How does this fit into the broader subjects of culture, formal governance, and the decisions and results you, as an enlightened driver … no, wait, as an enlightened business leader … want to accomplish?

Heck, I don’t know. I just like the metaphor.

Not good enough? Okay, let’s poke at this and see where it takes us.

Most of us, most of the time, think about governance in such contexts as boards of directors, business change steering committees, and architecture review boards. At their best they help the organization maintain a fluid state, where everyone’s efforts pretty much line up with everyone else’s efforts, moving forward without a lot of high-impact collisions to disrupt the smooth flow of things.

Except that, for the most part, when the organization is already in a fluid state, traffic and culture make governance superfluous.

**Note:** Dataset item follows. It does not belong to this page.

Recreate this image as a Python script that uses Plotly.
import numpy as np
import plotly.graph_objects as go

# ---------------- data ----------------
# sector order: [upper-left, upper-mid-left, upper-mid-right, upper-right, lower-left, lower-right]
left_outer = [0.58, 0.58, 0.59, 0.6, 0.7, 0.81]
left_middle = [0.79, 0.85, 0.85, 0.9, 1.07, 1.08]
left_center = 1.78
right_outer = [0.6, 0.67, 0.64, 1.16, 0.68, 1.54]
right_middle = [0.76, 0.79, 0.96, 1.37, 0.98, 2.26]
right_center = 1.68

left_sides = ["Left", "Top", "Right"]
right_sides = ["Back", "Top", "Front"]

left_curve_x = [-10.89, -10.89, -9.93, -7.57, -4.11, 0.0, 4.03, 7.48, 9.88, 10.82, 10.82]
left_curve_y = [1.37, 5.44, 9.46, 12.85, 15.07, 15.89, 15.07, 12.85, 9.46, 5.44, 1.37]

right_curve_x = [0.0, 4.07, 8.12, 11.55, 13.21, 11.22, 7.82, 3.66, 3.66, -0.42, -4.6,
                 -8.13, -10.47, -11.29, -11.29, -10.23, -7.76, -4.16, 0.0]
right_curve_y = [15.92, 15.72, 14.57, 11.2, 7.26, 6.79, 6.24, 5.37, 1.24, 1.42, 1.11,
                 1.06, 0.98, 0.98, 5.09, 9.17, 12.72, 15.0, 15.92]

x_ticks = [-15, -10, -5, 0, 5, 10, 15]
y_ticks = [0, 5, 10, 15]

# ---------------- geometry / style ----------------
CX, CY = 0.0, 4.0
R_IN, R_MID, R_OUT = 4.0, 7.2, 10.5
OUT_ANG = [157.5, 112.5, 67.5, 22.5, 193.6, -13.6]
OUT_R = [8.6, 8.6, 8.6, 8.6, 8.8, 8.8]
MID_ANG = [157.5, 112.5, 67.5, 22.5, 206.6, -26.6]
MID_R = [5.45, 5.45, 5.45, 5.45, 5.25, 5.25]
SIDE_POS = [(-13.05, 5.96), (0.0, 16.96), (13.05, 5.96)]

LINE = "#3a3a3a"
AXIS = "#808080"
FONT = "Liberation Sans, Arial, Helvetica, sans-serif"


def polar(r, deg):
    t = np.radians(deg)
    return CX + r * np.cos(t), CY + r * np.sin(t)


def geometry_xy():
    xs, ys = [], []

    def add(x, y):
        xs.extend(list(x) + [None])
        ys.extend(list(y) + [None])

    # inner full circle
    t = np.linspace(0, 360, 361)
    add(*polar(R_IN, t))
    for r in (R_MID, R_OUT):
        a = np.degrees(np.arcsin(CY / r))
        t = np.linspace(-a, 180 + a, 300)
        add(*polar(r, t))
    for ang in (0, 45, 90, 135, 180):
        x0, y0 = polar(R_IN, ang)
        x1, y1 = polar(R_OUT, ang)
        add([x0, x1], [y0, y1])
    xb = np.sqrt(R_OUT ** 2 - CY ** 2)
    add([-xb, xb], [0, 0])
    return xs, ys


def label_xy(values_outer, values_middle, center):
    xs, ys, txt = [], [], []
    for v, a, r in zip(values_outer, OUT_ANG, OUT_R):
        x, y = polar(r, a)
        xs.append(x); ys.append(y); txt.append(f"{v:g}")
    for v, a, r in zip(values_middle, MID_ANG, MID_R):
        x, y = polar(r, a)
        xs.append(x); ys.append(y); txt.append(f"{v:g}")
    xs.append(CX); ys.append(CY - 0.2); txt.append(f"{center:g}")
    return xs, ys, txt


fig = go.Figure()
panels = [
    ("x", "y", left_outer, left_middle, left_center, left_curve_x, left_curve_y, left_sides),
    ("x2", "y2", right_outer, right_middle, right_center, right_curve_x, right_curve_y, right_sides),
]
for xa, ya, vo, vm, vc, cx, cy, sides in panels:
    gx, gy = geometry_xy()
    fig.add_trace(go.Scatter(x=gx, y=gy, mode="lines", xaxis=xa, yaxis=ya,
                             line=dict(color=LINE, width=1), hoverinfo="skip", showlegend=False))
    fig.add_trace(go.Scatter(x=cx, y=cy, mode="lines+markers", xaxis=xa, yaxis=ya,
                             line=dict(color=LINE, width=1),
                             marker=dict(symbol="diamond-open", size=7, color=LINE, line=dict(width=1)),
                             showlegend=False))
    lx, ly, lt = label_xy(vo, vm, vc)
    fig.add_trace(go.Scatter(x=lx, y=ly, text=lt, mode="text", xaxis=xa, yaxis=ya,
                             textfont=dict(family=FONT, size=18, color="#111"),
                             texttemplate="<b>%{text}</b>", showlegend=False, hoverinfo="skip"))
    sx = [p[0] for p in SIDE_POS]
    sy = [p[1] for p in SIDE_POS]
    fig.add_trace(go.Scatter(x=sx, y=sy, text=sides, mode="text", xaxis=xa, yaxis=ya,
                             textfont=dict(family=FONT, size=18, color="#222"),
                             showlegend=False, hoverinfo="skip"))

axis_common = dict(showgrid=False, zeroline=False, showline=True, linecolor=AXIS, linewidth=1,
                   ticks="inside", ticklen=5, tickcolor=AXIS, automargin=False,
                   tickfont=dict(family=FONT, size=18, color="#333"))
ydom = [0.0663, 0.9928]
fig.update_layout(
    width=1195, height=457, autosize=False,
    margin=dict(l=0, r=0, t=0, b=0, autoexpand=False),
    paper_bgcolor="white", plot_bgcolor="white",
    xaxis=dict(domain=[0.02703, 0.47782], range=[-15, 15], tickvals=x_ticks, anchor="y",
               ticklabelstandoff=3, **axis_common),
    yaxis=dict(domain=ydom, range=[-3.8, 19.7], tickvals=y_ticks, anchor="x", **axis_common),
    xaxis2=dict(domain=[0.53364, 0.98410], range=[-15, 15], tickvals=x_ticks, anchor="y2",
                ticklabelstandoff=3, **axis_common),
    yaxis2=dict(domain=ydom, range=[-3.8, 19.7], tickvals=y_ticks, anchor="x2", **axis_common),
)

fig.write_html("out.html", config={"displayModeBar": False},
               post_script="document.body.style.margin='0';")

Part of effective governance is recognizing when not to say yes. Saying yes too much is like letting too many cars onto a road not designed to handle so much traffic. Effective governance tries to keep things in a fluid state so the organization doesn’t freeze up into solid-state immobility.

What counts as organizational gas? Consider so-called “shadow IT,” where business departments implement applications they need but that IT lacks the capacity to deliver (see “saying yes too much,” above).

Most of the German autobahn legendarily has no speed limits — it’s a gas.

But from Wikipedia: Any person driving a vehicle may only drive so fast that the car is under control. Speeds must be adapted to the road, traffic, visibility and weather conditions as well as the personal skills and characteristics of the vehicle and load.

When it comes to shadow IT, this isn’t bad guidance. We might imagine shadow IT governance following this sort of model, where driver’s education courses take the place of speed limits. You don’t want a shadow-IT free-for-all any more than Germany wants insane driver behavior on its roads.

On the other hand, forbidding business departments from using suitable information technology because IT lacks sufficient bandwidth amounts to … well, forget the metaphor. Refusing to allow business departments to operate at maximum effectiveness because that’s how your governance works changes risk management from one enterprise good among many to the only factor taken into consideration.

As for plasma: How about research and development? You want to encourage it, but in a safe environment … a metaphorical race track … where only trained drivers are allowed.

I’ve probably pushed this metaphor beyond its limits.

Still and all, I think it’s fair to say that too often, governance devolves into stifling, choking bureaucracy. With the right culture it’s needed far less often than it’s imposed, and when imposed it focuses on reducing costs and risks much more than on increasing revenue and opportunity. And often, traffic makes it unnecessary.